WHAT IS BEING ASKED: Reproduce the listing below character for character; drop every image.

INFORMATION SHOWN:
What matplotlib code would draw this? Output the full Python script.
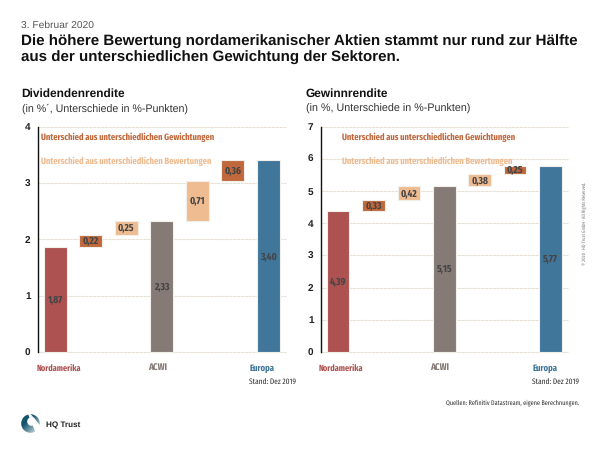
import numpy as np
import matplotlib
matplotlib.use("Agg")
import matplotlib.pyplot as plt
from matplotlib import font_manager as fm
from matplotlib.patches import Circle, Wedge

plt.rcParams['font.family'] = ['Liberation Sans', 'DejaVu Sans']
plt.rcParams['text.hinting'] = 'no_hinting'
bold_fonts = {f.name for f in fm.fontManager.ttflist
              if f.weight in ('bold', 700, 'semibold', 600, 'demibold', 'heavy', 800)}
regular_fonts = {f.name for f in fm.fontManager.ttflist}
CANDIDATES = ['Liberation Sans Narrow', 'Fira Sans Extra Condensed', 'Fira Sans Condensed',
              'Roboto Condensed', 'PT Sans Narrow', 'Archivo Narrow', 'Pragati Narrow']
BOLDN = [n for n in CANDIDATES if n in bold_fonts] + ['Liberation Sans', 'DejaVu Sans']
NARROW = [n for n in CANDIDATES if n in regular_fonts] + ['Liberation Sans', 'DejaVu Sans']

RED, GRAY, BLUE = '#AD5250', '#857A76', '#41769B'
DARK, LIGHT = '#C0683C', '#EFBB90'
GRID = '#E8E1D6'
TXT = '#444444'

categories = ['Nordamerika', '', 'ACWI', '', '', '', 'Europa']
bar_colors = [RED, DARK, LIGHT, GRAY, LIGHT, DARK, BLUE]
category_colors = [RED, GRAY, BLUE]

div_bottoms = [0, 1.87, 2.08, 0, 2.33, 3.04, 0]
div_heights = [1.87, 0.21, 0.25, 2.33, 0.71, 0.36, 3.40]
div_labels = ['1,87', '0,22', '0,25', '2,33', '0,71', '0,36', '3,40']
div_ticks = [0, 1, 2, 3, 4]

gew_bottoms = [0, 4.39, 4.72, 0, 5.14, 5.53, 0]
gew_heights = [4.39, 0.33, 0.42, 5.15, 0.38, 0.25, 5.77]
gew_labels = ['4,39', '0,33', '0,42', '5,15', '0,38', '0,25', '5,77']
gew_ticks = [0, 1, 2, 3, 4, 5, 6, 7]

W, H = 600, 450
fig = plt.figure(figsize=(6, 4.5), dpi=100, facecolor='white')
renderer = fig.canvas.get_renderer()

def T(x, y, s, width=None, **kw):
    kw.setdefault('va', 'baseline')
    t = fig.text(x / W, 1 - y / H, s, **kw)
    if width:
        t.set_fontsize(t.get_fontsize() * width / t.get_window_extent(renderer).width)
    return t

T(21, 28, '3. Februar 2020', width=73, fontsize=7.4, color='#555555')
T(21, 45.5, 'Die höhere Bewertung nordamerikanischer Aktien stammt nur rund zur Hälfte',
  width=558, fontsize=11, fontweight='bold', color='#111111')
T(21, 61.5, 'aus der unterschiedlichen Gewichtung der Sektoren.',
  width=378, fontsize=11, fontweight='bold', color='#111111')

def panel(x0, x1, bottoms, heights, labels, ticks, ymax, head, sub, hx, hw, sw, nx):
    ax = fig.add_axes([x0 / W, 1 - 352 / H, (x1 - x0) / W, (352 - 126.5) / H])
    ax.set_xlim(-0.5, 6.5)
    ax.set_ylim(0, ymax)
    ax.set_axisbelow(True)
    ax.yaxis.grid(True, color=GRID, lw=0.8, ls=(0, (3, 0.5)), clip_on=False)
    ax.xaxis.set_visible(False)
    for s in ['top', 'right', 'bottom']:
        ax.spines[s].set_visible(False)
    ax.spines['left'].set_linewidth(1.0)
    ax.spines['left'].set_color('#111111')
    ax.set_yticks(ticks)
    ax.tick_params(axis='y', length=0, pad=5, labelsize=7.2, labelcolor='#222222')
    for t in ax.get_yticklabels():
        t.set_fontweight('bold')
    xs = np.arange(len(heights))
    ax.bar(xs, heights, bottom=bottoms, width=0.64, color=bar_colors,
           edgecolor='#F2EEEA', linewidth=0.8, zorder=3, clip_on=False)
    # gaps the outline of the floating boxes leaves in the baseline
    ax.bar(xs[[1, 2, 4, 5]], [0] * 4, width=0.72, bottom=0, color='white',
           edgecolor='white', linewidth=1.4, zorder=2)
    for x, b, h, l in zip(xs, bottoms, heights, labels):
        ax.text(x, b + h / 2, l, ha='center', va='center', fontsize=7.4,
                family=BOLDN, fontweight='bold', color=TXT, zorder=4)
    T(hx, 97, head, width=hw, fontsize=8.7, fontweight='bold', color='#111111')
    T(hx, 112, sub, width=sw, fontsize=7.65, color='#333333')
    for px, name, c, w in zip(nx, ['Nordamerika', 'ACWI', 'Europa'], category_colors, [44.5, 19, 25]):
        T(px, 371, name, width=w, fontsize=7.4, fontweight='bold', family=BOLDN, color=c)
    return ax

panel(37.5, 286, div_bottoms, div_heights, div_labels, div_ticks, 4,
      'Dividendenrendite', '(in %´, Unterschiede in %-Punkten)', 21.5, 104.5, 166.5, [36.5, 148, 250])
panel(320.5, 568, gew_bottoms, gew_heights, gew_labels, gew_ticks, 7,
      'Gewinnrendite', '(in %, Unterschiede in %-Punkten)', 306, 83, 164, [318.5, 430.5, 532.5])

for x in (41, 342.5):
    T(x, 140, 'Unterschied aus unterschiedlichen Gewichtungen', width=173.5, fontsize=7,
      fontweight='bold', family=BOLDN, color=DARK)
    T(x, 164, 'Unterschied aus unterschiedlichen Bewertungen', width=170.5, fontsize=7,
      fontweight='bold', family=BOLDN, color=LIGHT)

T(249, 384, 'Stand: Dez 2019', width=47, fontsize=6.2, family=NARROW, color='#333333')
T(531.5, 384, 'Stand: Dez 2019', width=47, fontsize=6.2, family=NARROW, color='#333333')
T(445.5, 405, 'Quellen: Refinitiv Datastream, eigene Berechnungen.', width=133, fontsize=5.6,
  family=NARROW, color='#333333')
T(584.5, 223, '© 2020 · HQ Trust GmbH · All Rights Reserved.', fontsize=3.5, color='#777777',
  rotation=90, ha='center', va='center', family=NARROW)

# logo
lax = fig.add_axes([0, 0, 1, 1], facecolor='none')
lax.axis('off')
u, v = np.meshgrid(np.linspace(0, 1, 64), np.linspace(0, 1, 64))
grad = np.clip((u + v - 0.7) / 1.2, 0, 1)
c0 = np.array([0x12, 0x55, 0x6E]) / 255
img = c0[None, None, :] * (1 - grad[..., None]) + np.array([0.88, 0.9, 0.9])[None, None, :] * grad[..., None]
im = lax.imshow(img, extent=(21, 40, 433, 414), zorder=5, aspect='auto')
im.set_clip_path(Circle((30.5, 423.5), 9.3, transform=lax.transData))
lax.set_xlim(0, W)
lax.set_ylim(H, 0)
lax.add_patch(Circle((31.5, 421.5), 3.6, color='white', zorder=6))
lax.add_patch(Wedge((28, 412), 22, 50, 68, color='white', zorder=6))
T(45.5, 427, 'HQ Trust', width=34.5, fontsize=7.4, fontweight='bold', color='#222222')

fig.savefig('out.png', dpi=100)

ANSWER TO THIS EXERCISE:
What matplotlib code would draw this? Output the full Python script.
import numpy as np
import matplotlib
matplotlib.use("Agg")
import matplotlib.pyplot as plt
from matplotlib import font_manager as fm
from matplotlib.patches import Circle, Wedge

plt.rcParams['font.family'] = ['Liberation Sans', 'DejaVu Sans']
plt.rcParams['text.hinting'] = 'no_hinting'
bold_fonts = {f.name for f in fm.fontManager.ttflist
              if f.weight in ('bold', 700, 'semibold', 600, 'demibold', 'heavy', 800)}
regular_fonts = {f.name for f in fm.fontManager.ttflist}
CANDIDATES = ['Liberation Sans Narrow', 'Fira Sans Extra Condensed', 'Fira Sans Condensed',
              'Roboto Condensed', 'PT Sans Narrow', 'Archivo Narrow', 'Pragati Narrow']
BOLDN = [n for n in CANDIDATES if n in bold_fonts] + ['Liberation Sans', 'DejaVu Sans']
NARROW = [n for n in CANDIDATES if n in regular_fonts] + ['Liberation Sans', 'DejaVu Sans']

RED, GRAY, BLUE = '#AD5250', '#857A76', '#41769B'
DARK, LIGHT = '#C0683C', '#EFBB90'
GRID = '#E8E1D6'
TXT = '#444444'

categories = ['Nordamerika', '', 'ACWI', '', '', '', 'Europa']
bar_colors = [RED, DARK, LIGHT, GRAY, LIGHT, DARK, BLUE]
category_colors = [RED, GRAY, BLUE]

div_bottoms = [0, 1.87, 2.08, 0, 2.33, 3.04, 0]
div_heights = [1.87, 0.21, 0.25, 2.33, 0.71, 0.36, 3.40]
div_labels = ['1,87', '0,22', '0,25', '2,33', '0,71', '0,36', '3,40']
div_ticks = [0, 1, 2, 3, 4]

gew_bottoms = [0, 4.39, 4.72, 0, 5.14, 5.53, 0]
gew_heights = [4.39, 0.33, 0.42, 5.15, 0.38, 0.25, 5.77]
gew_labels = ['4,39', '0,33', '0,42', '5,15', '0,38', '0,25', '5,77']
gew_ticks = [0, 1, 2, 3, 4, 5, 6, 7]

W, H = 600, 450
fig = plt.figure(figsize=(6, 4.5), dpi=100, facecolor='white')
renderer = fig.canvas.get_renderer()

def T(x, y, s, width=None, **kw):
    kw.setdefault('va', 'baseline')
    t = fig.text(x / W, 1 - y / H, s, **kw)
    if width:
        t.set_fontsize(t.get_fontsize() * width / t.get_window_extent(renderer).width)
    return t

T(21, 28, '3. Februar 2020', width=73, fontsize=7.4, color='#555555')
T(21, 45.5, 'Die höhere Bewertung nordamerikanischer Aktien stammt nur rund zur Hälfte',
  width=558, fontsize=11, fontweight='bold', color='#111111')
T(21, 61.5, 'aus der unterschiedlichen Gewichtung der Sektoren.',
  width=378, fontsize=11, fontweight='bold', color='#111111')

def panel(x0, x1, bottoms, heights, labels, ticks, ymax, head, sub, hx, hw, sw, nx):
    ax = fig.add_axes([x0 / W, 1 - 352 / H, (x1 - x0) / W, (352 - 126.5) / H])
    ax.set_xlim(-0.5, 6.5)
    ax.set_ylim(0, ymax)
    ax.set_axisbelow(True)
    ax.yaxis.grid(True, color=GRID, lw=0.8, ls=(0, (3, 0.5)), clip_on=False)
    ax.xaxis.set_visible(False)
    for s in ['top', 'right', 'bottom']:
        ax.spines[s].set_visible(False)
    ax.spines['left'].set_linewidth(1.0)
    ax.spines['left'].set_color('#111111')
    ax.set_yticks(ticks)
    ax.tick_params(axis='y', length=0, pad=5, labelsize=7.2, labelcolor='#222222')
    for t in ax.get_yticklabels():
        t.set_fontweight('bold')
    xs = np.arange(len(heights))
    ax.bar(xs, heights, bottom=bottoms, width=0.64, color=bar_colors,
           edgecolor='#F2EEEA', linewidth=0.8, zorder=3, clip_on=False)
    # gaps the outline of the floating boxes leaves in the baseline
    ax.bar(xs[[1, 2, 4, 5]], [0] * 4, width=0.72, bottom=0, color='white',
           edgecolor='white', linewidth=1.4, zorder=2)
    for x, b, h, l in zip(xs, bottoms, heights, labels):
        ax.text(x, b + h / 2, l, ha='center', va='center', fontsize=7.4,
                family=BOLDN, fontweight='bold', color=TXT, zorder=4)
    T(hx, 97, head, width=hw, fontsize=8.7, fontweight='bold', color='#111111')
    T(hx, 112, sub, width=sw, fontsize=7.65, color='#333333')
    for px, name, c, w in zip(nx, ['Nordamerika', 'ACWI', 'Europa'], category_colors, [44.5, 19, 25]):
        T(px, 371, name, width=w, fontsize=7.4, fontweight='bold', family=BOLDN, color=c)
    return ax

panel(37.5, 286, div_bottoms, div_heights, div_labels, div_ticks, 4,
      'Dividendenrendite', '(in %´, Unterschiede in %-Punkten)', 21.5, 104.5, 166.5, [36.5, 148, 250])
panel(320.5, 568, gew_bottoms, gew_heights, gew_labels, gew_ticks, 7,
      'Gewinnrendite', '(in %, Unterschiede in %-Punkten)', 306, 83, 164, [318.5, 430.5, 532.5])

for x in (41, 342.5):
    T(x, 140, 'Unterschied aus unterschiedlichen Gewichtungen', width=173.5, fontsize=7,
      fontweight='bold', family=BOLDN, color=DARK)
    T(x, 164, 'Unterschied aus unterschiedlichen Bewertungen', width=170.5, fontsize=7,
      fontweight='bold', family=BOLDN, color=LIGHT)

T(249, 384, 'Stand: Dez 2019', width=47, fontsize=6.2, family=NARROW, color='#333333')
T(531.5, 384, 'Stand: Dez 2019', width=47, fontsize=6.2, family=NARROW, color='#333333')
T(445.5, 405, 'Quellen: Refinitiv Datastream, eigene Berechnungen.', width=133, fontsize=5.6,
  family=NARROW, color='#333333')
T(584.5, 223, '© 2020 · HQ Trust GmbH · All Rights Reserved.', fontsize=3.5, color='#777777',
  rotation=90, ha='center', va='center', family=NARROW)

# logo
lax = fig.add_axes([0, 0, 1, 1], facecolor='none')
lax.axis('off')
u, v = np.meshgrid(np.linspace(0, 1, 64), np.linspace(0, 1, 64))
grad = np.clip((u + v - 0.7) / 1.2, 0, 1)
c0 = np.array([0x12, 0x55, 0x6E]) / 255
img = c0[None, None, :] * (1 - grad[..., None]) + np.array([0.88, 0.9, 0.9])[None, None, :] * grad[..., None]
im = lax.imshow(img, extent=(21, 40, 433, 414), zorder=5, aspect='auto')
im.set_clip_path(Circle((30.5, 423.5), 9.3, transform=lax.transData))
lax.set_xlim(0, W)
lax.set_ylim(H, 0)
lax.add_patch(Circle((31.5, 421.5), 3.6, color='white', zorder=6))
lax.add_patch(Wedge((28, 412), 22, 50, 68, color='white', zorder=6))
T(45.5, 427, 'HQ Trust', width=34.5, fontsize=7.4, fontweight='bold', color='#222222')

fig.savefig('out.png', dpi=100)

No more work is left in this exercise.